Your goal: All the data must come back unchanged, except that pictures are left out.

--- Dataset section ---

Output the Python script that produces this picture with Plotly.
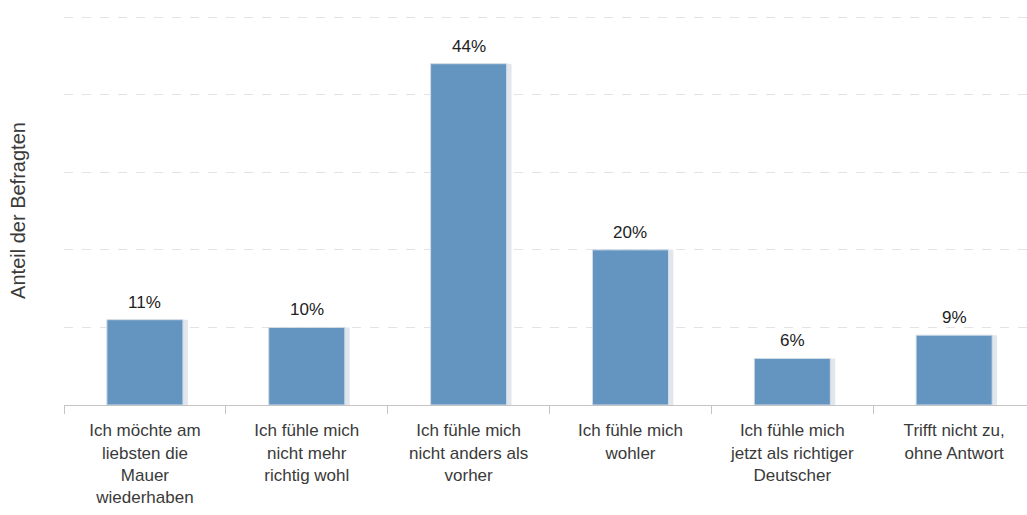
import plotly.graph_objects as go

# Survey answers and share of respondents (percent)
categories = [
    "Ich möchte am<br>liebsten die<br>Mauer<br>wiederhaben",
    "Ich fühle mich<br>nicht mehr<br>richtig wohl",
    "Ich fühle mich<br>nicht anders als<br>vorher",
    "Ich fühle mich<br>wohler",
    "Ich fühle mich<br>jetzt als richtiger<br>Deutscher",
    "Trifft nicht zu,<br>ohne Antwort",
]
shares = [11, 10, 44, 20, 6, 9]
value_labels = [f"{v}%" for v in shares]

FONT = "Liberation Sans, Arial, sans-serif"
TEXT_COLOR = "#3a3a3a"

fig = go.Figure()

# soft shadow behind each bar
fig.add_trace(go.Bar(
    x=categories, y=shares, width=0.5, offset=-0.235,
    marker=dict(color="#e1e6ed", line=dict(width=0)),
    hoverinfo="skip", showlegend=False,
))
fig.add_trace(go.Bar(
    x=categories, y=shares, width=0.47, offset=-0.235,
    marker=dict(color="#6495c1", line=dict(color="#d3dce6", width=1)),
    showlegend=False,
))

for c, v, t in zip(categories, shares, value_labels):
    fig.add_annotation(
        x=c, y=v, text=t, showarrow=False, yanchor="bottom", yshift=6,
        font=dict(family=FONT, size=17, color="#222222"),
    )

fig.update_layout(
    width=1027, height=515,
    margin=dict(l=64, r=0, t=16, b=110),
    paper_bgcolor="white", plot_bgcolor="white",
    barmode="overlay",
    font=dict(family=FONT, color=TEXT_COLOR),
)
fig.update_xaxes(
    range=[-0.5, 5.45],
    showline=True, linecolor="#c4c4c4", linewidth=1,
    ticks="outside", tickson="boundaries", ticklen=8, tickcolor="#c4c4c4",
    ticklabelstandoff=10,
    tickfont=dict(family=FONT, size=17, color=TEXT_COLOR),
    showgrid=False, tickangle=0,
)
fig.update_yaxes(
    range=[0, 50.15], tickvals=[10, 20, 30, 40, 50], showticklabels=False,
    showgrid=True, gridcolor="#e3e3e3", griddash="dash", gridwidth=1,
    zeroline=False,
    title=dict(text="Anteil der Befragten", standoff=32,
               font=dict(family=FONT, size=20, color=TEXT_COLOR)),
)

fig.write_html("out.html")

---

Written solution:
Output the Python script that produces this picture with Plotly.
import plotly.graph_objects as go

# Survey answers and share of respondents (percent)
categories = [
    "Ich möchte am<br>liebsten die<br>Mauer<br>wiederhaben",
    "Ich fühle mich<br>nicht mehr<br>richtig wohl",
    "Ich fühle mich<br>nicht anders als<br>vorher",
    "Ich fühle mich<br>wohler",
    "Ich fühle mich<br>jetzt als richtiger<br>Deutscher",
    "Trifft nicht zu,<br>ohne Antwort",
]
shares = [11, 10, 44, 20, 6, 9]
value_labels = [f"{v}%" for v in shares]

FONT = "Liberation Sans, Arial, sans-serif"
TEXT_COLOR = "#3a3a3a"

fig = go.Figure()

# soft shadow behind each bar
fig.add_trace(go.Bar(
    x=categories, y=shares, width=0.5, offset=-0.235,
    marker=dict(color="#e1e6ed", line=dict(width=0)),
    hoverinfo="skip", showlegend=False,
))
fig.add_trace(go.Bar(
    x=categories, y=shares, width=0.47, offset=-0.235,
    marker=dict(color="#6495c1", line=dict(color="#d3dce6", width=1)),
    showlegend=False,
))

for c, v, t in zip(categories, shares, value_labels):
    fig.add_annotation(
        x=c, y=v, text=t, showarrow=False, yanchor="bottom", yshift=6,
        font=dict(family=FONT, size=17, color="#222222"),
    )

fig.update_layout(
    width=1027, height=515,
    margin=dict(l=64, r=0, t=16, b=110),
    paper_bgcolor="white", plot_bgcolor="white",
    barmode="overlay",
    font=dict(family=FONT, color=TEXT_COLOR),
)
fig.update_xaxes(
    range=[-0.5, 5.45],
    showline=True, linecolor="#c4c4c4", linewidth=1,
    ticks="outside", tickson="boundaries", ticklen=8, tickcolor="#c4c4c4",
    ticklabelstandoff=10,
    tickfont=dict(family=FONT, size=17, color=TEXT_COLOR),
    showgrid=False, tickangle=0,
)
fig.update_yaxes(
    range=[0, 50.15], tickvals=[10, 20, 30, 40, 50], showticklabels=False,
    showgrid=True, gridcolor="#e3e3e3", griddash="dash", gridwidth=1,
    zeroline=False,
    title=dict(text="Anteil der Befragten", standoff=32,
               font=dict(family=FONT, size=20, color=TEXT_COLOR)),
)

fig.write_html("out.html")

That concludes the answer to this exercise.